The week in gadgets
The Samsung Galaxy S II
A look at gadget happenings, as a US court rejects a ban on Samsung Galaxy products, Gingerbread makes up half of Android devices and UK courts will use tablets to reduce paper load.
US court rejects request to ban sales of Samsung tablets, smartphones
A court in the US has rejected Apple’s request to block the sale of Samsung’s Galaxy range of smartphones and tablets.
Reuters reports that the preliminary injunction was denied as the judge believed it was unclear if banning the sale of the Samsung product would “prevent Apple from being irreparably harmed.”
The case is still ongoing in the US but this decision means Samsung’s smartphones and tablets won’t see an immediate ban in the region.
It’s the latest move in Apple and Samsung’s long-running legal dispute over patents around the world. Australia recently extended a ban on the Samsung Galaxy Tab 10.1 as the case in that region continues.
Gingerbread makes up more than 50pc of Android phones
Android 2.3 Gingerbread makes up 50.6pc of active Android devices, according to new figures released by Google.
The data was collected based on the number of Android devices accessing the Android Market with a 14-day period ending on 1 December.
Gingerbread makes up 50.6pc of Android devices. Android 2.2 Froyo follows at more than 35pc.
Android 2.1 Eclair makes up 9.6pc of active Android devices and Android 1.6 Donut follows at 1.3pc.

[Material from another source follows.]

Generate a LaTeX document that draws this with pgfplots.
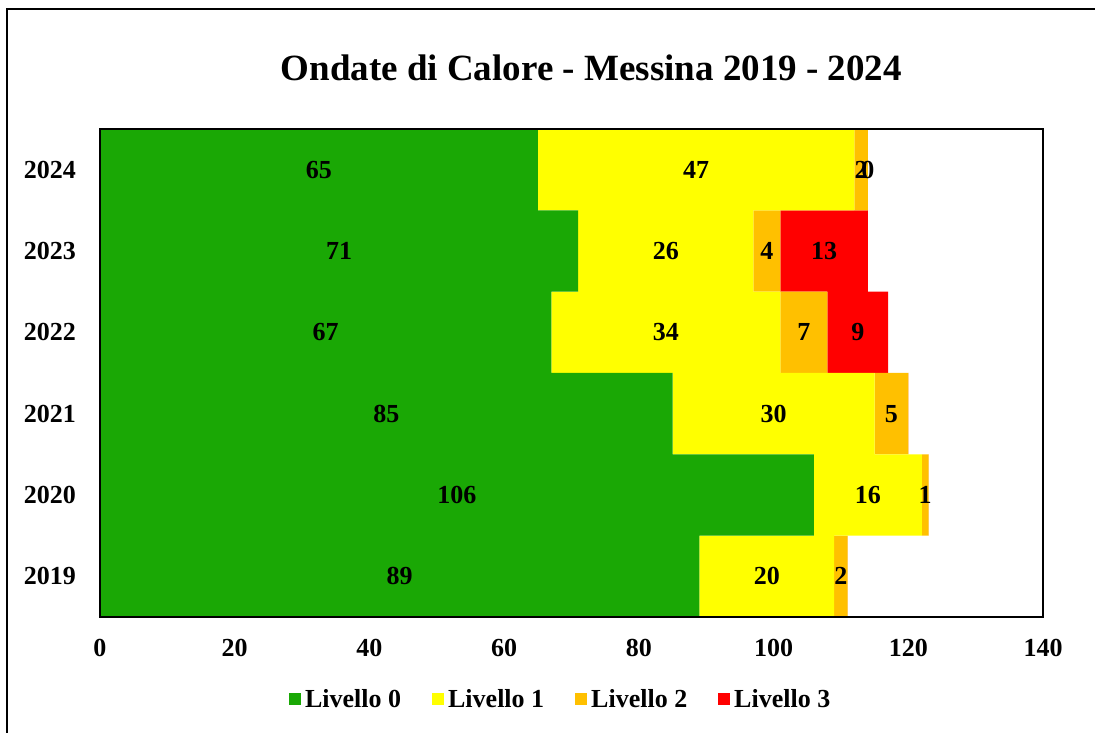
\documentclass[border=0pt]{standalone}
\usepackage{fontspec}
\setmainfont{Liberation Serif}
\usepackage{pgfplots}
\usepackage{pgfplotstable}
\pgfplotsset{compat=1.18}
\definecolor{lv0}{RGB}{26,168,5}
\definecolor{lv1}{RGB}{255,255,0}
\definecolor{lv2}{RGB}{255,192,0}
\definecolor{lv3}{RGB}{255,0,0}

\pgfplotstableread{
y v lab
0 89 89
1 106 106
2 85 85
3 67 67
4 71 71
5 65 65
}\lzero
\pgfplotstableread{
y v lab
0 20 20
1 16 16
2 30 30
3 34 34
4 26 26
5 47 47
}\lone
\pgfplotstableread{
y v lab
0 2 2
1 1 1
2 5 5
3 7 7
4 4 4
5 2 2
}\ltwo
\pgfplotstableread{
y v lab
0 0 {}
1 0 {}
2 0 {}
3 9 9
4 13 13
5 0 0
}\lthree

\pgfplotsset{
  seg/.style={fill=#1, draw=none, point meta=explicit symbolic},
}

\begin{document}
\begin{tikzpicture}
\useasboundingbox (-100pt,-116pt) rectangle (995pt,617pt);
\draw[line width=2pt] (-93pt,-116pt) -- (-93pt,608pt) -- (995pt,608pt);
\begin{axis}[
  at={(0pt,0pt)}, anchor=south west,
  width=943pt, height=488pt, scale only axis,
  xbar stacked, bar width=1,
  stacked ignores zero=false,
  xmin=0, xmax=140, ymin=-0.5, ymax=5.5,
  xtick={0,20,...,140},
  ytick={0,...,5}, yticklabels={2019,2020,2021,2022,2023,2024},
  major tick length=0pt,
  /pgf/number format/assume math mode=true,
  tick label style={font=\bfseries\fontsize{26}{28}\selectfont, inner sep=0pt},
  xticklabel style={anchor=center, yshift=-31pt},
  yticklabel style={anchor=east, xshift=-24pt},
  axis line style={line width=1.5pt},
  axis on top,
  title={Ondate di Calore - Messina 2019 - 2024},
  title style={at={(0.521,1.113)}, anchor=center, font=\bfseries\fontsize{37}{40}\selectfont},
  legend style={at={(0.488,-0.168)}, anchor=center, draw=none, legend columns=4,
    font=\bfseries\fontsize{26}{28}\selectfont,
    nodes={inner sep=1pt},
    /tikz/every even column/.append style={column sep=30pt},
    /tikz/every odd column/.append style={column sep=3pt}},
  legend image code/.code={\fill[#1] (0pt,-6pt) rectangle (12pt,6pt);},
  nodes near coords,
  every node near coord/.append style={anchor=center, black, inner sep=0pt,
    font=\bfseries\fontsize{26}{28}\selectfont},
]
\addplot[seg=lv0] table[x=v, y=y, meta=lab] {\lzero};
\addplot[seg=lv1] table[x=v, y=y, meta=lab] {\lone};
\addplot[seg=lv2] table[x=v, y=y, meta=lab] {\ltwo};
\addplot[seg=lv3] table[x=v, y=y, meta=lab] {\lthree};
\legend{Livello 0, Livello 1, Livello 2, Livello 3}
\end{axis}
\end{tikzpicture}
\end{document}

Android 1.5 Cupcake is the least used at 0.8pc. Android 3.0 Honeycomb tablets make up 2.4pc of active Android devices.
Android 4.0 Ice Cream Sandwich was not available during the time the data was gathered, but should become a contender once newer smartphones are released and OEMs update current devices with the latest mobile OS.

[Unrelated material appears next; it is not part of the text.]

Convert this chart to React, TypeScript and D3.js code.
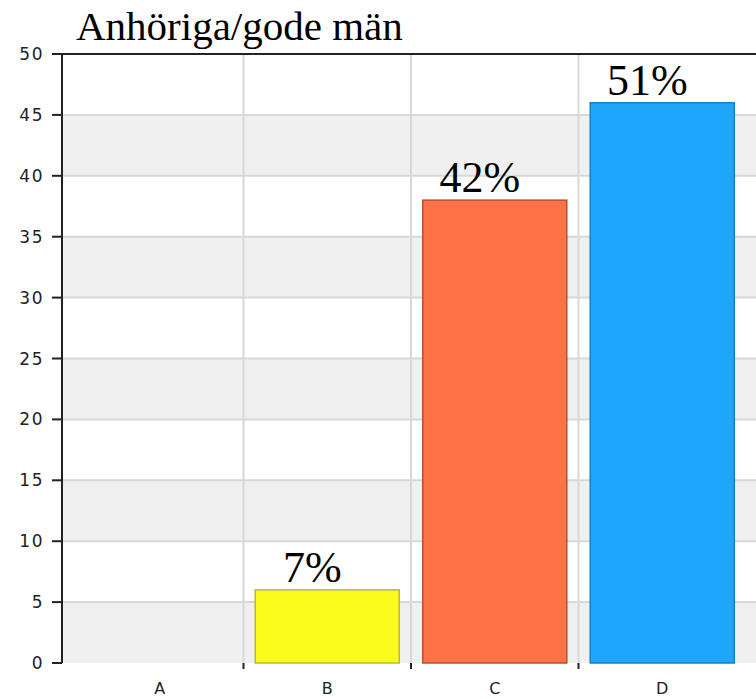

UK courts to introduce tablets to cut down on paper use
Crown Prosecution Service departments in England and Wales will be given tablet computers for work to cut down on the amount of paper used in the legal system.
The Guardian reports that prosecutors will be given HP Windows tablets which will contain evidence and documentation needed for use in court.
Police officers will be able to send evidence electronically to these devices to reduce paperwork.
The scheme will later be extended to judges, jurors and defence barristers in order to create paperless courts. It’s hoped it will save stg£50m across England and Wales by the time of the next Parliament.